═════ Source data ═════

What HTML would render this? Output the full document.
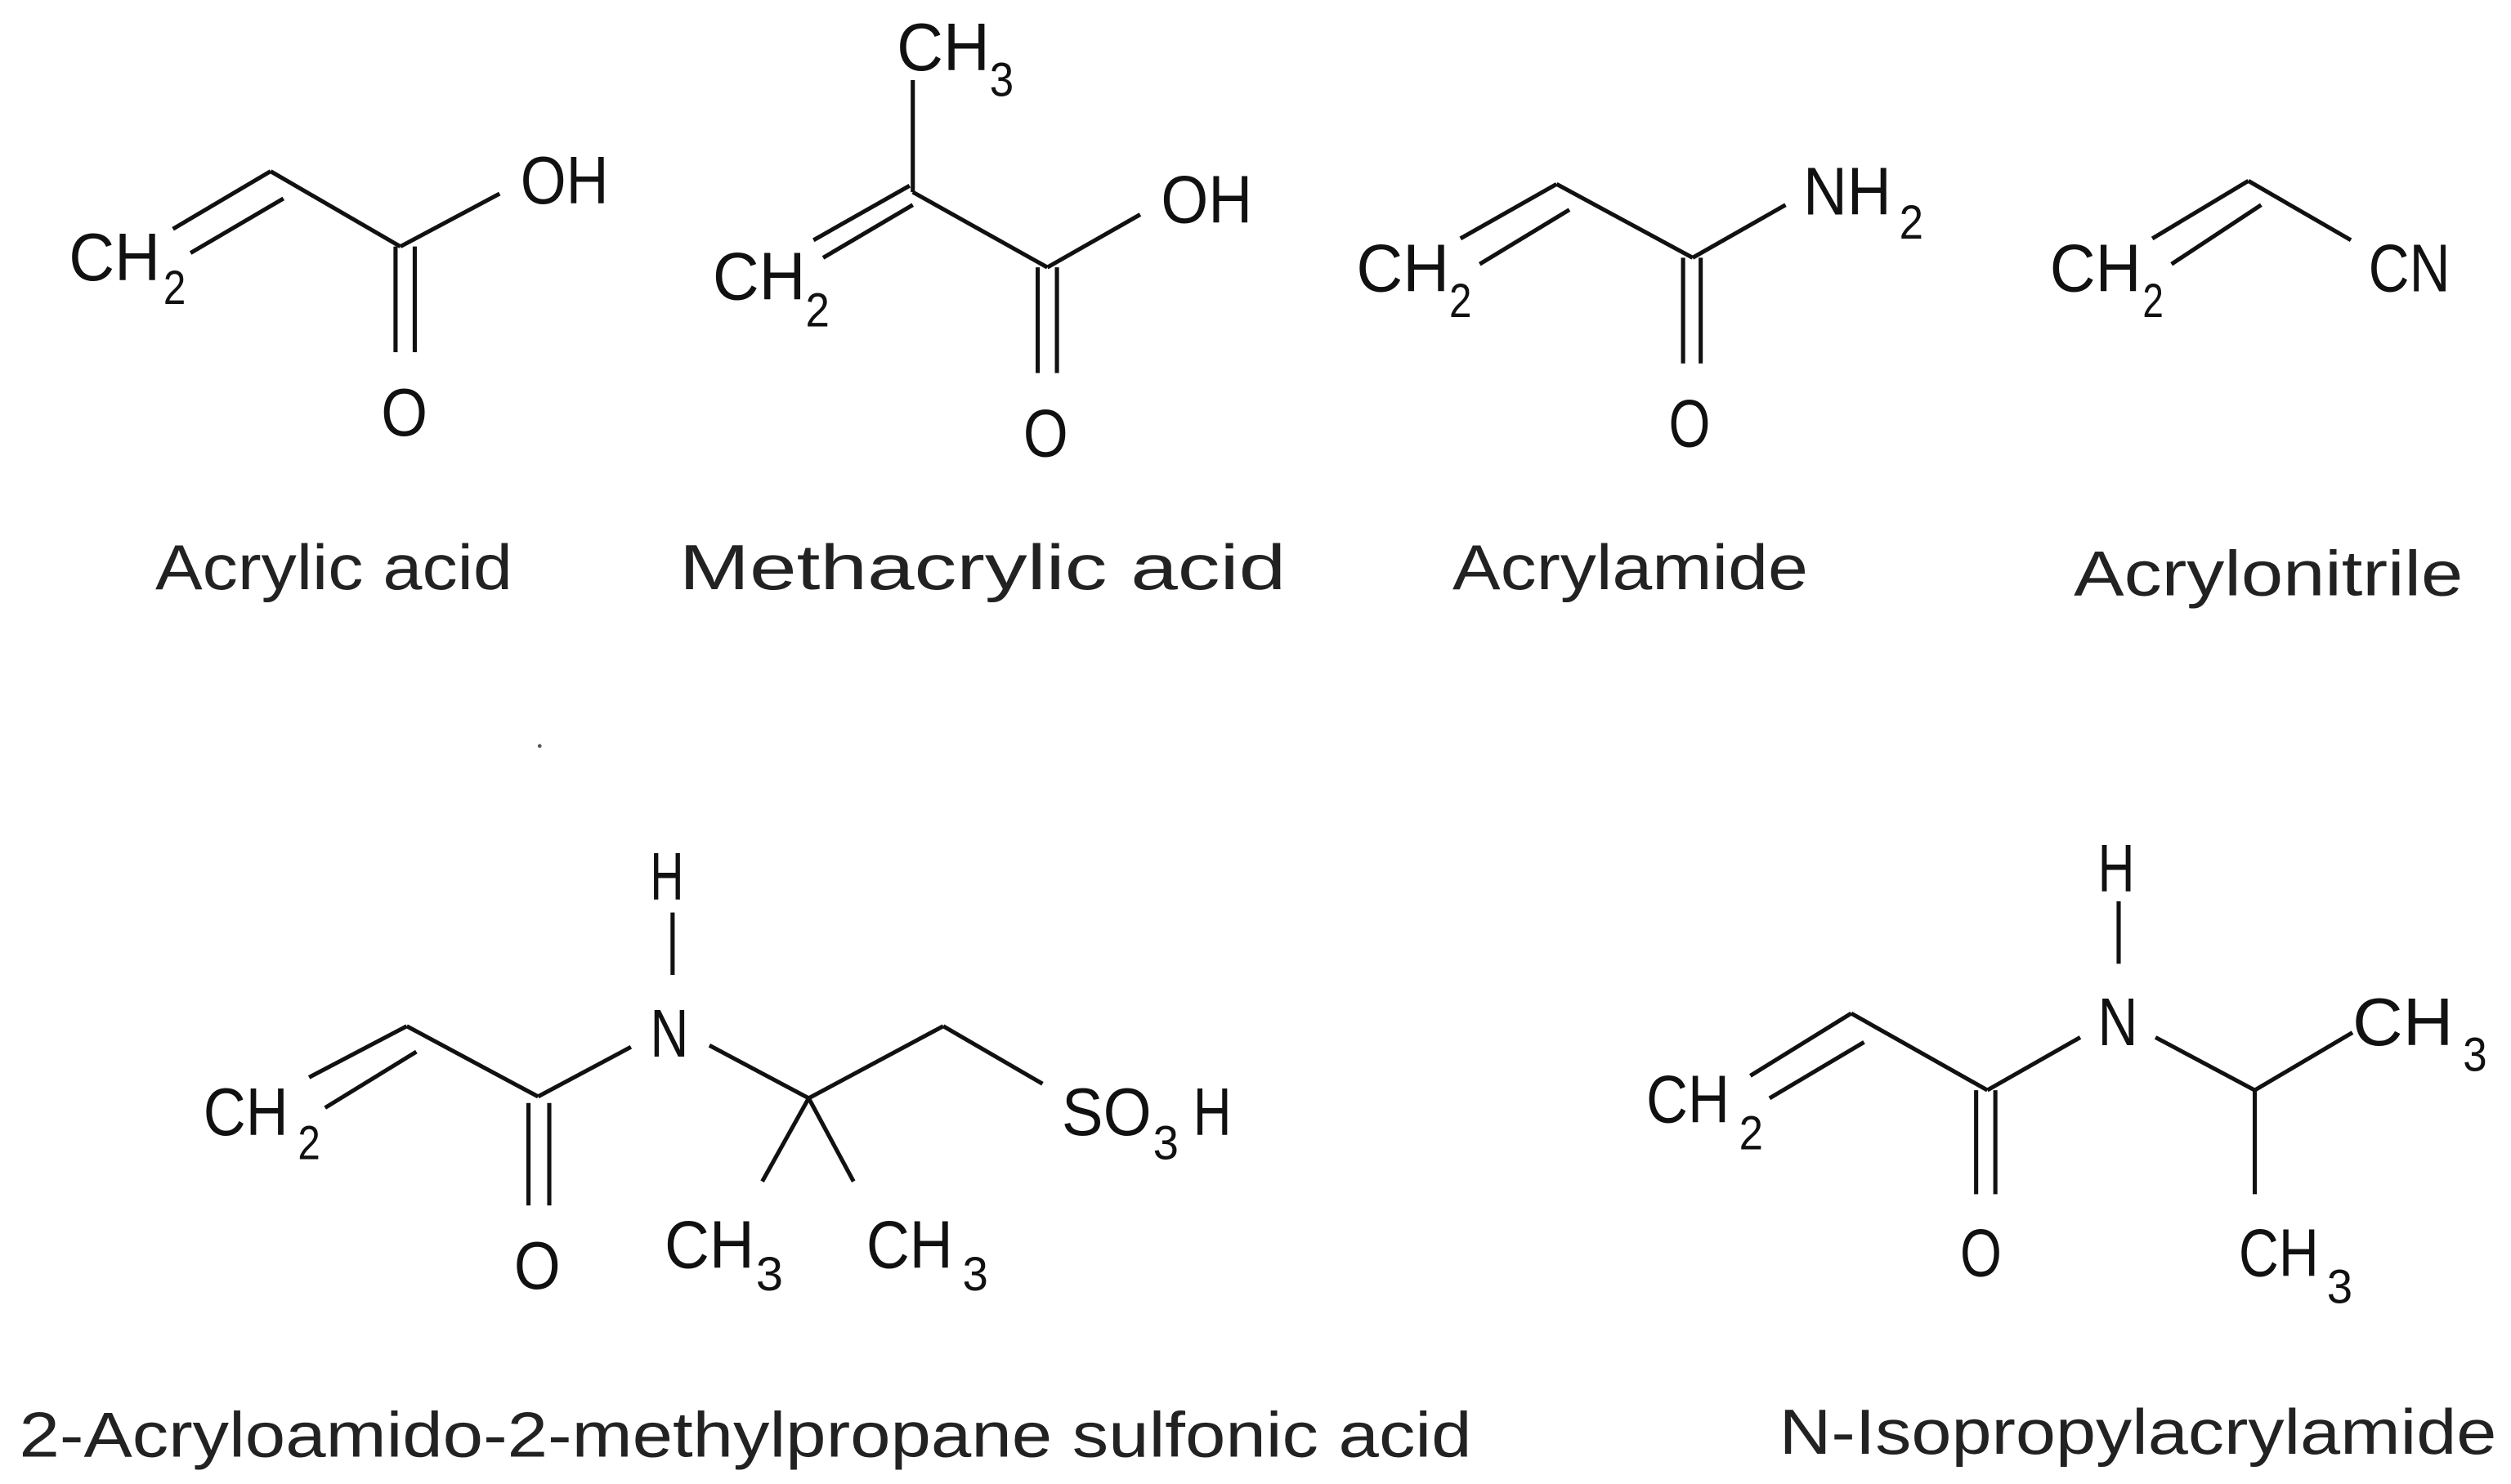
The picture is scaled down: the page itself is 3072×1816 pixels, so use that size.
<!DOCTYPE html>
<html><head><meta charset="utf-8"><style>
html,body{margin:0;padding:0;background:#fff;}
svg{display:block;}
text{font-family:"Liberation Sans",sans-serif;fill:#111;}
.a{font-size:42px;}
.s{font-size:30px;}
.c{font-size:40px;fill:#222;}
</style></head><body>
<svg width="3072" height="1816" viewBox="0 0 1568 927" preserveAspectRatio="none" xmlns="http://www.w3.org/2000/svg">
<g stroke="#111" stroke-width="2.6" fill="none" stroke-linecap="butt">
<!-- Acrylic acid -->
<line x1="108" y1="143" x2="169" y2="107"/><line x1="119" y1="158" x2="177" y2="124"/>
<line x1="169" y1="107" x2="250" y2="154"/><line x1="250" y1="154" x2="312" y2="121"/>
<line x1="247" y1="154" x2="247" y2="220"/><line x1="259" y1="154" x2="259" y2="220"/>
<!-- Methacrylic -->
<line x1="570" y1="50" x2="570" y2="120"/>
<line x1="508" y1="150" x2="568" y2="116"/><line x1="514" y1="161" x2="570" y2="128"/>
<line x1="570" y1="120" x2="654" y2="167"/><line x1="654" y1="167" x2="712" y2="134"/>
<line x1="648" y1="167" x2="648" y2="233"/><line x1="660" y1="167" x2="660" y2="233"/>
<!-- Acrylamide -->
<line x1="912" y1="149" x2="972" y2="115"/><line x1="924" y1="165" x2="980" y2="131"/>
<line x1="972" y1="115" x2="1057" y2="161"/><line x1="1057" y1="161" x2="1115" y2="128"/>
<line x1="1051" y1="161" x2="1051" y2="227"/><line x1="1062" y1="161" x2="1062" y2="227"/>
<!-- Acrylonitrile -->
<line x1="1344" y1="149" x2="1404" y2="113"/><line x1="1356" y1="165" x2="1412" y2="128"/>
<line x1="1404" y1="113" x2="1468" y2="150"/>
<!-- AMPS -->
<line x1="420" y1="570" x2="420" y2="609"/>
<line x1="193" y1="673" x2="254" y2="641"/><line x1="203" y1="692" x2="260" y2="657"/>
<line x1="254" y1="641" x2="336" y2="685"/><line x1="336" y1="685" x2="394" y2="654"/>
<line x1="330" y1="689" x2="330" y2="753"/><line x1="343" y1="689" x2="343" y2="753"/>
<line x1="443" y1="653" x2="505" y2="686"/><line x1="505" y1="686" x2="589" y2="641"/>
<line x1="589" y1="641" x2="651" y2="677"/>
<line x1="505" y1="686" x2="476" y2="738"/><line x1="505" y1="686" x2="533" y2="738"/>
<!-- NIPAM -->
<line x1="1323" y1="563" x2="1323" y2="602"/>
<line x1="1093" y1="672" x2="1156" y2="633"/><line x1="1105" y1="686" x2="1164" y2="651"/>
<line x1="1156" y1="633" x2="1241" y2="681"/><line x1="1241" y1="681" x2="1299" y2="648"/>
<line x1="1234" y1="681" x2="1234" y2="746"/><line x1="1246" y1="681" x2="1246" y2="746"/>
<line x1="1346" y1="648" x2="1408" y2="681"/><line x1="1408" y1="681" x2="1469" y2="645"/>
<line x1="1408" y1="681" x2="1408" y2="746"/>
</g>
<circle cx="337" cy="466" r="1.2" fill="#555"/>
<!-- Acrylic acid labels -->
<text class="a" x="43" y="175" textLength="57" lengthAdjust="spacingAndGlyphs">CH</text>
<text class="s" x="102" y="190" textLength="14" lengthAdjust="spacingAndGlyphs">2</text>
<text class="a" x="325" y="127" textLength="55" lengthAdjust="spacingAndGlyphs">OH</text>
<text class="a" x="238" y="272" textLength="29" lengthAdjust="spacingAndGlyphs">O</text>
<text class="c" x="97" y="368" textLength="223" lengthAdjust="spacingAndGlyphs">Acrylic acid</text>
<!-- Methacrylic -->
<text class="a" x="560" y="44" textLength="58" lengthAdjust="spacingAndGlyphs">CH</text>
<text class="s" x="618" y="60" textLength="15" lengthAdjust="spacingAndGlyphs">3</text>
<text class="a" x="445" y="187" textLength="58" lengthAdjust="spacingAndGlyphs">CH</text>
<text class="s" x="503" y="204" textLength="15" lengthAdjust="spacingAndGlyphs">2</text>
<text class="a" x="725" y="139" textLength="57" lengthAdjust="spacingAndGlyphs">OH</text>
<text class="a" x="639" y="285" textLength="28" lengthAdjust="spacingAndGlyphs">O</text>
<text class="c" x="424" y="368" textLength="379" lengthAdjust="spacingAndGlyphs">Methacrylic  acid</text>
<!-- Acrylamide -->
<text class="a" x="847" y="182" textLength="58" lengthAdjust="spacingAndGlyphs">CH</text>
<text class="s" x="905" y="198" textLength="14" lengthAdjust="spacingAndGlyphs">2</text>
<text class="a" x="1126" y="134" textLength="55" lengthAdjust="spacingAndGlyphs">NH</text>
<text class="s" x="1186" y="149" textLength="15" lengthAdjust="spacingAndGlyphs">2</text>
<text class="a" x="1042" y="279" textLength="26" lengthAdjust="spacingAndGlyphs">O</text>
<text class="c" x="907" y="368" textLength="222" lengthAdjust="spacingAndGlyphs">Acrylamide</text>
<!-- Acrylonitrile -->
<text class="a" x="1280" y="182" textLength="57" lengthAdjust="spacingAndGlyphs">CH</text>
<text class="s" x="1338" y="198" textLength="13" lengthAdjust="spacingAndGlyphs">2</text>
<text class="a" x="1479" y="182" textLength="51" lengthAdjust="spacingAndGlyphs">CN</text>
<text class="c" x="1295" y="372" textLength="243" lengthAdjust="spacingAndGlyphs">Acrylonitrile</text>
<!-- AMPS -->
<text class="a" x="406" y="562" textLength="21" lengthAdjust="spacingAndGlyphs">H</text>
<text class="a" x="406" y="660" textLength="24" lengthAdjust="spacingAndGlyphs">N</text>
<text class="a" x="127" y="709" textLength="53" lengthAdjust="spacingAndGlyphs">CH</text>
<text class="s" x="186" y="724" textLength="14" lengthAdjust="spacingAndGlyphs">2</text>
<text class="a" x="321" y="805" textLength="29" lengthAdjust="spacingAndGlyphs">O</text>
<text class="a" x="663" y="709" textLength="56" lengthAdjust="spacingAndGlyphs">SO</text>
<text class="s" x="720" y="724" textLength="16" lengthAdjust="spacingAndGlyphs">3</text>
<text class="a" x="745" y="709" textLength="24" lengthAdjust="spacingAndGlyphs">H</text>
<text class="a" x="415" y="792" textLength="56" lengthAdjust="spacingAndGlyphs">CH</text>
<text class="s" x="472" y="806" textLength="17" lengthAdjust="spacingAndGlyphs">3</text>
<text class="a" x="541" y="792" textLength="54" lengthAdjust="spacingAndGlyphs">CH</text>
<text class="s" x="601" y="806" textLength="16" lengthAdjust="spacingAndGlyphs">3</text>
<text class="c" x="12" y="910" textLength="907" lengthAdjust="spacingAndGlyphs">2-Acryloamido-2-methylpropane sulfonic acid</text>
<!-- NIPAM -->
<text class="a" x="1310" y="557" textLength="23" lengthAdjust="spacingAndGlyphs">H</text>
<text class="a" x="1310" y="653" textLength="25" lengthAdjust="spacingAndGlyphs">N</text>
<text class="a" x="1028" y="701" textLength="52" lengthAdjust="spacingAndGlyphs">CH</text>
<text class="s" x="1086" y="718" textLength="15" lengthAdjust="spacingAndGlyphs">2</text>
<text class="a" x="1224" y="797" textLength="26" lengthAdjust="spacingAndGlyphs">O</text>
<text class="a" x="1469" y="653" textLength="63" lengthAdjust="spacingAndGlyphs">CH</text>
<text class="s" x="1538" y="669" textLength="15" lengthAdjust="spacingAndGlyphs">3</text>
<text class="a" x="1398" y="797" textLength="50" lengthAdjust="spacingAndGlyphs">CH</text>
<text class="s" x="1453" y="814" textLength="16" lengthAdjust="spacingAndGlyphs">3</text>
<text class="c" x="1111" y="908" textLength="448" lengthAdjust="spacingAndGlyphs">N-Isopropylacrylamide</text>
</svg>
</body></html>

═════

◆ **Exercise objective**
Go through the preceding material and copy each line that has the word "size".

◆ **In response**
The picture is scaled down: the page itself is 3072×1816 pixels, so use that size.
.a{font-size:42px;}
.s{font-size:30px;}
.c{font-size:40px;fill:#222;}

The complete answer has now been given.